A convex function is defined as one that satisfies the following condition for $p_1 + p_2 = 1$.
$$f(p_1x_1 + p_2x_2) \leq p_1f(x_1) + p_2f(x_2),$$
Does this imply that for all $\lambda \leq 1$
$$f(\lambda x) \leq \lambda f(x)$$
I can imagine this is true but I can only show it for the case where $f(0) = 0$. Moreover, is the condition $\lambda\leq 1$ even necessary in the above statement? Essentially, I am looking for the most general statement one can make if $f$ is convex regarding $f(\lambda x)$.
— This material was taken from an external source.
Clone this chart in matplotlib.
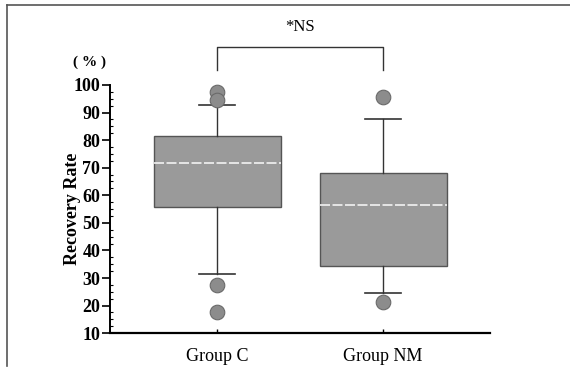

EDIT: As pointed out by Michael, I should also add $0\leq \lambda$. My statement now is for $f$ convex such that $f(0) = 0$, and $0\leq \lambda \leq 1$ we have $f(\lambda x) \leq \lambda f(x)$. Is this the most general statement one can make?
It's wrong. Try $f(x)=x^2$ and $\lambda=-1.$
If $0\leq \lambda\leq1$, so take $f(x)=e^x$.
If also $f(0)=0$ it's true already.
$$\lambda f(x)+(1-\lambda)f(0)\geq f(\lambda x+(1-\lambda)0),$$ which gives, which you wish.